**Job**
Where a line contains the word "this", copy that line in full.

● ● ● ● ●

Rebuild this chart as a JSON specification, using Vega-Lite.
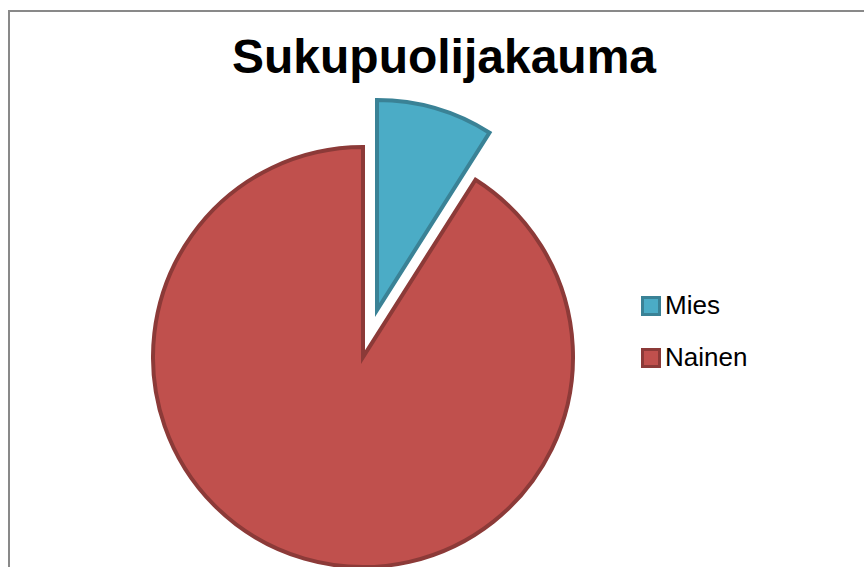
{
  "$schema": "https://vega.github.io/schema/vega-lite/v6.json",
  "autosize": "none",
  "padding": {"left": 9, "top": 11, "right": 0, "bottom": 0},
  "width": 870,
  "height": 692,
  "background": "white",
  "view": {"stroke": "#898989", "strokeWidth": 2},
  "title": {
    "text": "Sukupuolijakauma",
    "font": "Liberation Sans",
    "fontSize": 48,
    "fontWeight": "bold",
    "color": "#000000",
    "anchor": "middle",
    "orient": "top",
    "baseline": "alphabetic",
    "offset": -110
  },
  "config": {
    "view": {"stroke": "#898989", "strokeWidth": 2},
    "font": "Liberation Sans"
  },
  "data": {
    "values": [
      {"sukupuoli": "Mies", "osuus": 9},
      {"sukupuoli": "Nainen", "osuus": 91}
    ]
  },
  "transform": [
    {"stack": "osuus", "groupby": [], "as": ["alku", "loppu"], "sort": [{"field": "sukupuoli", "order": "ascending"}]}
  ],
  "encoding": {
    "theta": {"field": "alku", "type": "quantitative", "scale": {"domain": [0, 100]}},
    "theta2": {"field": "loppu"},
    "fill": {
      "field": "sukupuoli", "type": "nominal",
      "scale": {"domain": ["Mies", "Nainen"], "range": ["#4BACC6", "#C0504D"]},
      "legend": {
        "title": null, "orient": "none", "legendX": 629, "legendY": 282,
        "symbolType": "square", "symbolSize": 289, "symbolStrokeWidth": 3,
        "labelFontSize": 26, "labelFont": "Liberation Sans", "labelColor": "#000000",
        "labelOffset": 1, "rowPadding": 22, "padding": 0
      }
    },
    "stroke": {
      "field": "sukupuoli", "type": "nominal",
      "scale": {"domain": ["Mies", "Nainen"], "range": ["#3A8296", "#8C3A38"]},
      "legend": {
        "title": null, "orient": "none", "legendX": 629, "legendY": 282,
        "symbolType": "square", "symbolSize": 289, "symbolStrokeWidth": 3,
        "labelFontSize": 26, "labelFont": "Liberation Sans", "labelColor": "#000000",
        "labelOffset": 1, "rowPadding": 22, "padding": 0
      }
    }
  },
  "layer": [
    {
      "transform": [{"filter": "datum.sukupuoli === 'Nainen'"}],
      "mark": {"type": "arc", "outerRadius": 210, "strokeWidth": 4, "strokeJoin": "miter", "xOffset": -81, "yOffset": 0}
    },
    {
      "transform": [{"filter": "datum.sukupuoli === 'Mies'"}],
      "mark": {"type": "arc", "outerRadius": 210, "strokeWidth": 4, "strokeJoin": "miter", "xOffset": -67, "yOffset": -47}
    }
  ]
}
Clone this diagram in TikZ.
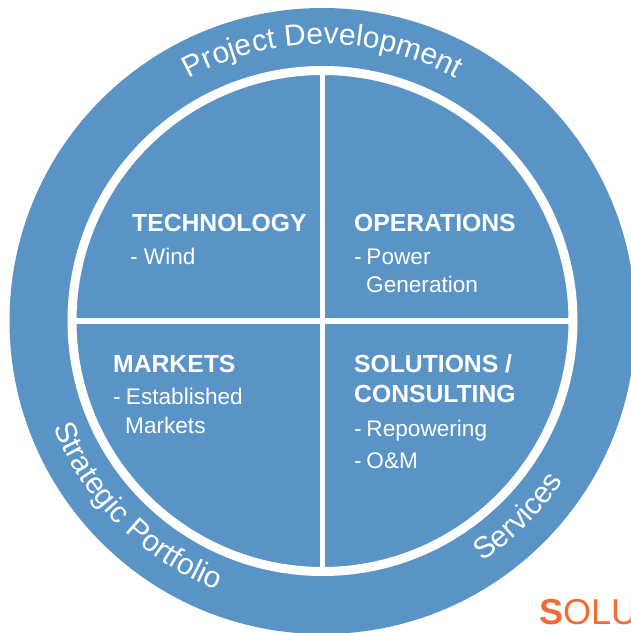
\documentclass[tikz,border=0pt]{standalone}
\usepackage{fontspec}
\setmainfont{Liberation Sans}
\usetikzlibrary{decorations.text}
\definecolor{ringblue}{HTML}{5A94C6}
\definecolor{brandorange}{HTML}{F26A35}
\newcommand{\ringfont}{\fontsize{30}{36}\selectfont}
\tikzset{
  x=1pt,y=1pt,
  heading/.style={anchor=base west,inner sep=0pt,text=white,font=\fontsize{24.7}{29}\selectfont\bfseries},
  bodytext/.style={anchor=base west,inner sep=0pt,text=white,font=\fontsize{22.6}{27}\selectfont},
  divider/.style={draw=white,line width=5.5pt},
  ringlabel/.style={decorate,decoration={text along path,text align=center,text={|\ringfont\color{white}|#1}}}
}
\begin{document}
\begin{tikzpicture}
\useasboundingbox (0,0) rectangle (631,633);
\clip (0,0) rectangle (631,633);
\coordinate (c) at (322.5,312);
\fill[ringblue] (c) circle (313);
\draw[white,line width=9pt] (c) circle (250.5);
\draw[divider] (322.5,63) -- (322.5,561);
\draw[divider] (74,312) -- (571,312);
% ring labels
\path[ringlabel={Project Development}] (c) ++(120:277) arc (120:60:277);
\path[ringlabel={Strategic Portfolio}] (c) ++(200:289) arc (200:250:289);
\path[ringlabel={Services}] (c) ++(-58.5:289) arc (-58.5:-31.5:289);
% quadrants
\node[heading] (tech) at (132,401) {TECHNOLOGY};
\node[bodytext] (wind) at (130,368) {- Wind};
\node[heading] (ops) at (354,401) {OPERATIONS};
\node[bodytext] (power) at (354,368) {-\kern-1.5pt{} Power};
\node[bodytext] (gen) at (366,340) {Generation};
\node[heading] (mark) at (113,260) {MARKETS};
\node[bodytext] (estab) at (113,228) {-\kern-1pt{} Established};
\node[bodytext] (mark2) at (125,199) {Markets};
\node[heading] (sol) at (354,260) {SOLUTIONS /};
\node[heading] (cons) at (354,230) {CONSULTING};
\node[bodytext] (rep) at (354,196) {-\kern-1.5pt{} Repowering};
\node[bodytext] (om) at (354,164) {-\kern-1.5pt{} O\&M};
\node[anchor=base west,inner sep=0pt,text=brandorange,font=\fontsize{36}{40}\selectfont] (brand) at (539,9) {\textbf{S}OLU};
\end{tikzpicture}
\end{document}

● ● ● ● ●

**Solution to the exercise**
Rebuild this chart as a JSON specification, using Vega-Lite.
Clone this diagram in TikZ.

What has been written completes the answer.